Humana People to People Italia e Occhio del Riciclone Onlus hanno presentano lo studio “Indumenti usati: come rispettare il mandato del cittadino?”, che mette sotto la lente di ingrandimento tutto il percorso degli indumenti usati raccolti nei cassonetti gialli.
Le 110mila tonnellate di vestiti usati che vengono raccolte mediamente ogni anno, finiscono per alimentare un giro d’affari di circa 200 milioni di euro in Italia. Nella maggior parte dei casi, quando i cittadini conferiscono i loro sacchetti nel cassonetto giallo, tutto questo lo ignorano completamente. Per ciò sarebbe necessaria una maggiore informazione da parte degli operatori, che facesse chiarezza in maniera definitiva sul percorso di questo abiti.
Ma il problema non si ferma qui. Come dimostrano le recenti inchieste sulla Terra dei Fuochi e su Mafia Capitale, sempre più frequentemente gli abiti raccolti finiscono per alimentare traffici illeciti, soprattutto a causa di una legislazione non particolarmente chiara e puntuale. Il criterio della trasparenza non è un requisito richiesto nei bandi di gara per l’assegnazione del servizio per la raccolta degli abiti usati: non viene richiesto un certificato antimafia, né chiarimenti sull’utilizzo che di quei vestiti verrà fatto. La logica conseguenza è che, accanto a quanti operano praticando criteri di correttezza, trovano spazio anche soggetti che alimentano la pratica del contrabbando, il riciclaggio di denaro sporco e il traffico illecito di rifiuti.
Nella relazione 2013 sulle attività svolte dalla Direzione nazionale Antimafia si legge che le indagini “hanno dimostrato come buona parte delle donazioni di indumenti usati che i cittadini fanno per solidarietà, finiscono per alimentare un traffico illecito dal quale camorristi e solidali traggono enormi profitti”. Una piaga – spiega il rapporto presentato dalle associazioni – è la pratica massiccia del contrabbando; esiste poi l’abitudine tra alcuni operatori del settore, non solo di aggirare le norme di selezione e igienizzazione dei rifiuti tessili, ma anche di dirottarne il percorso falsificando formulari e bolle di trasporto.
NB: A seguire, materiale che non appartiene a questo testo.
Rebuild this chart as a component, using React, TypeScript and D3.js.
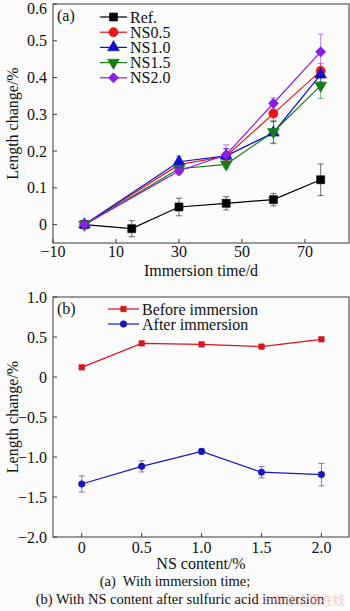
import React from "react";
import * as d3 from "d3";

const W = 350;
const H = 611;
const FONT = "'Liberation Serif', 'Times New Roman', serif";

// panel (a): length change vs immersion time
const refDays = [0, 15, 30, 45, 60, 75];
const refValues = [0, -0.011, 0.048, 0.058, 0.068, 0.122];
const refErrors = [0, 0.022, 0.024, 0.018, 0.017, 0.043];

const nsDays = [0, 30, 45, 60, 75];
const ns05Values = [0, 0.163, 0.186, 0.302, 0.418];
const ns05Errors = [0, 0.015, 0.02, 0.02, 0.02];
const ns10Values = [0, 0.171, 0.187, 0.25, 0.408];
const ns10Errors = [0, 0.015, 0.02, 0.03, 0.02];
const ns15Values = [0, 0.152, 0.164, 0.252, 0.378];
const ns15Errors = [0, 0.01, 0.01, 0.03, 0.035];
const ns20Values = [0, 0.146, 0.19, 0.33, 0.47];
const ns20Errors = [0, 0.01, 0.027, 0.015, 0.048];

const timeTicks = [-10, 10, 30, 50, 70];
const changeTicksA = [0, 0.1, 0.2, 0.3, 0.4, 0.5, 0.6];

// panel (b): length change vs NS content
const nsContent = [0, 0.5, 1.0, 1.5, 2.0];
const beforeValues = [0.121, 0.42, 0.408, 0.38, 0.471];
const beforeErrors = [0.02, 0.015, 0.015, 0.015, 0.025];
const afterValues = [-1.337, -1.117, -0.93, -1.19, -1.22];
const afterErrors = [0.1, 0.07, 0.03, 0.07, 0.14];

const contentTicks = [0, 0.5, 1.0, 1.5, 2.0];
const changeTicksB = [-2.0, -1.5, -1.0, -0.5, 0, 0.5, 1.0];

type Series = {
  name: string;
  xs: number[];
  ys: number[];
  errs: number[];
  color: string;
  marker: string;
  size: number;
};

const seriesA: Series[] = [
  { name: "Ref.", xs: refDays, ys: refValues, errs: refErrors, color: "#000000", marker: "square", size: 64 },
  { name: "NS0.5", xs: nsDays, ys: ns05Values, errs: ns05Errors, color: "#e8161b", marker: "circle", size: 66 },
  { name: "NS1.0", xs: nsDays, ys: ns10Values, errs: ns10Errors, color: "#1010c8", marker: "up", size: 60 },
  { name: "NS1.5", xs: nsDays, ys: ns15Values, errs: ns15Errors, color: "#167a16", marker: "down", size: 60 },
  { name: "NS2.0", xs: nsDays, ys: ns20Values, errs: ns20Errors, color: "#8a1ee8", marker: "diamond", size: 52 },
];

const seriesB: Series[] = [
  { name: "Before immersion", xs: nsContent, ys: beforeValues, errs: beforeErrors, color: "#d8161e", marker: "square", size: 30 },
  { name: "After immersion", xs: nsContent, ys: afterValues, errs: afterErrors, color: "#1818b8", marker: "circle", size: 34 },
];

function markerPath(kind: string, size: number) {
  const type =
    kind === "square" || kind === "diamond"
      ? d3.symbolSquare
      : kind === "circle"
      ? d3.symbolCircle
      : d3.symbolTriangle;
  return d3.symbol().type(type).size(size)() || "";
}

function markerRotate(kind: string) {
  if (kind === "down") return 180;
  if (kind === "diamond") return 45;
  return 0;
}

function Marker({ s, x, y }: { s: Series; x: number; y: number }) {
  return (
    <path
      d={markerPath(s.marker, s.size)}
      transform={`translate(${x},${y}) rotate(${markerRotate(s.marker)})`}
      fill={s.color}
      stroke={s.color}
      strokeWidth={0.6}
    />
  );
}

type PanelProps = {
  series: Series[];
  xDomain: [number, number];
  yDomain: [number, number];
  top: number;
  bottom: number;
  xTicks: number[];
  yTicks: number[];
  xFmt: (v: number) => string;
  yFmt: (v: number) => string;
  tag: string;
  xTitle: string;
  xTitleY: number;
  xLabelDy: number;
  legendX: number;
  legendY: number;
  legendStep: number;
  legendLine: number;
  capW: number;
};

function Panel(p: PanelProps) {
  const left = 53;
  const right = 349;
  const x = d3.scaleLinear().domain(p.xDomain).range([left, right]);
  const y = d3.scaleLinear().domain(p.yDomain).range([p.bottom, p.top]);
  const frameColor = "#3a3a3a";

  return (
    <g fontFamily={FONT}>
      <rect x={left} y={p.top} width={right - left} height={p.bottom - p.top} fill="none" stroke={frameColor} strokeWidth={1} />
      {/* y ticks */}
      {p.yTicks.map((t) => (
        <g key={"y" + t}>
          <line x1={left} x2={left + 4} y1={y(t)} y2={y(t)} stroke={frameColor} />
          <text x={47} y={Math.max(y(t), 8)} dy="0.35em" textAnchor="end" fontSize={16} fill="#111">
            {p.yFmt(t)}
          </text>
        </g>
      ))}
      {/* x ticks */}
      {p.xTicks.map((t) => (
        <g key={"x" + t}>
          <line x1={x(t)} x2={x(t)} y1={p.bottom} y2={p.bottom - 4} stroke={frameColor} />
          <text x={x(t)} y={p.bottom + p.xLabelDy} textAnchor="middle" fontSize={16} fill="#111">
            {p.xFmt(t)}
          </text>
        </g>
      ))}
      <text x={201} y={p.xTitleY} textAnchor="middle" fontSize={16} fill="#111">
        {p.xTitle}
      </text>
      <text
        transform={`translate(18,${(p.top + p.bottom) / 2}) rotate(-90)`}
        textAnchor="middle"
        fontSize={16}
        fill="#111"
      >
        Length change/%
      </text>
      <text x={57} y={p.top + 17} fontSize={16} fill="#111">
        {p.tag}
      </text>

      {/* error bars */}
      {p.series.map((s) =>
        s.xs.map((xv, i) =>
          s.errs[i] > 0 ? (
            <g key={s.name + "e" + i} stroke={s.color} strokeOpacity={0.55} strokeWidth={1}>
              <line x1={x(xv)} x2={x(xv)} y1={y(s.ys[i] - s.errs[i])} y2={y(s.ys[i] + s.errs[i])} />
              <line x1={x(xv) - p.capW} x2={x(xv) + p.capW} y1={y(s.ys[i] + s.errs[i])} y2={y(s.ys[i] + s.errs[i])} />
              <line x1={x(xv) - p.capW} x2={x(xv) + p.capW} y1={y(s.ys[i] - s.errs[i])} y2={y(s.ys[i] - s.errs[i])} />
            </g>
          ) : null
        )
      )}
      {/* lines */}
      {p.series.map((s) => {
        const path = d3
          .line<number>()
          .x((_, i) => x(s.xs[i]))
          .y((v) => y(v))(s.ys);
        return <path key={s.name + "l"} d={path || ""} fill="none" stroke={s.color} strokeWidth={1.2} />;
      })}
      {/* markers */}
      {p.series.map((s) =>
        s.xs.map((xv, i) => <Marker key={s.name + "m" + i} s={s} x={x(xv)} y={y(s.ys[i])} />)
      )}
      {/* legend */}
      {p.series.map((s, i) => {
        const ly = p.legendY + i * p.legendStep;
        return (
          <g key={s.name + "lg"}>
            <line x1={p.legendX} x2={p.legendX + p.legendLine} y1={ly} y2={ly} stroke={s.color} strokeWidth={1.2} />
            <Marker s={s} x={p.legendX + p.legendLine / 2} y={ly} />
            <text x={p.legendX + p.legendLine + 3} y={ly} dy="0.35em" fontSize={16} fill="#111">
              {s.name}
            </text>
          </g>
        );
      })}
    </g>
  );
}

export default function App() {
  return (
    <svg
      width={W}
      height={H}
      viewBox={`0 0 ${W} ${H}`}
      style={{ position: "absolute", left: 0, top: 0, background: "#fbfbfb" }}
    >
      <Panel
        series={seriesA}
        xDomain={[-10, 84]}
        yDomain={[-0.05, 0.6]}
        top={4}
        bottom={243}
        xTicks={timeTicks}
        yTicks={changeTicksA}
        xFmt={(v) => String(v).replace("-", "\u2212")}
        yFmt={(v) => (v === 0 ? "0" : v.toFixed(1))}
        tag="(a)"
        xTitle="Immersion time/d"
        xTitleY={276}
        xLabelDy={14}
        legendX={100}
        legendY={17}
        legendStep={15.2}
        legendLine={27}
        capW={3}
      />
      <Panel
        series={seriesB}
        xDomain={[-0.24, 2.23]}
        yDomain={[-2.0, 1.0]}
        top={297}
        bottom={537}
        xTicks={contentTicks}
        yTicks={changeTicksB}
        xFmt={(v) => (v === 0 ? "0" : v.toFixed(1))}
        yFmt={(v) => (v === 0 ? "0" : v.toFixed(1).replace("-", "\u2212"))}
        tag="(b)"
        xTitle="NS content/%"
        xTitleY={569}
        xLabelDy={16}
        legendX={108}
        legendY={309}
        legendStep={15}
        legendLine={31}
        capW={3}
      />
      <g fontFamily={FONT} fontSize={14.5} fill="#111" textAnchor="middle">
        <text x={175} y={586} xmlSpace="preserve">
          (a)  With immersion time;
        </text>
        <text x={180} y={604}>(b) With NS content after sulfuric acid immersion</text>
      </g>
      <text x={263} y={605} fontFamily="'Noto Sans CJK SC', sans-serif" fontSize={12} fill="#f2b8bc" opacity={0.7}>
        ©有色金属在线
      </text>
    </svg>
  );
}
Eppure, grazie alla raccolta nel 2013 di 110.000 tonnellate di scarti tessili, in Italia e’ stata evitata l’emissione in atmosfera di una quantità di CO2 equivalente compresa tra le 396.000 e le 451.000 tonnellate e sono stati risparmiati 462 miliardi di litri d’acqua.
La filiera della raccolta degli abiti usati
La filiera degli indumenti usati raccolti in Italia si sviluppa in varie fasi prima di arrivare all’utilizzatore finale dell’abito usato o all’industria del riciclo e del recupero.
Nel corso della filiera intervengono vari attori e soggetti gestori: ognuno di essi si posiziona in una o più fasi della filiera in virtù delle sue competenze, della sua capacità operativa e della sua abilità di posizionamento sul mercato (o, purtroppo, come accade spesso in Italia, attraverso l’intimidazione).
È frequente che piccole cooperative radicate nel territorio vendano a grandi intermediari che a loro volta vendono ai gestori di impianti per la classificazione e l’igienizzazione e ai distributori intermedi che riforniscono di merci i venditori al dettaglio in Italia o in paesi importatori; in questi casi la cooperativa non è altro che l’appendice visibile della filiera, ossia quella che funziona da interfaccia con i cittadini e ottiene la loro fiducia.
O, al contrario, può essere un unico soggetto gestore a coprire quasi tutte le fasi della filiera: la cooperativa Humana, ad esempio, riunisce le competenze e le capacità per controllare, attraverso gli enti ad essa collegati, la filiera fino ai venditori al dettaglio (facendo vendita all’ingrosso) o ai consumatori finali (attraverso la sua rete di negozi).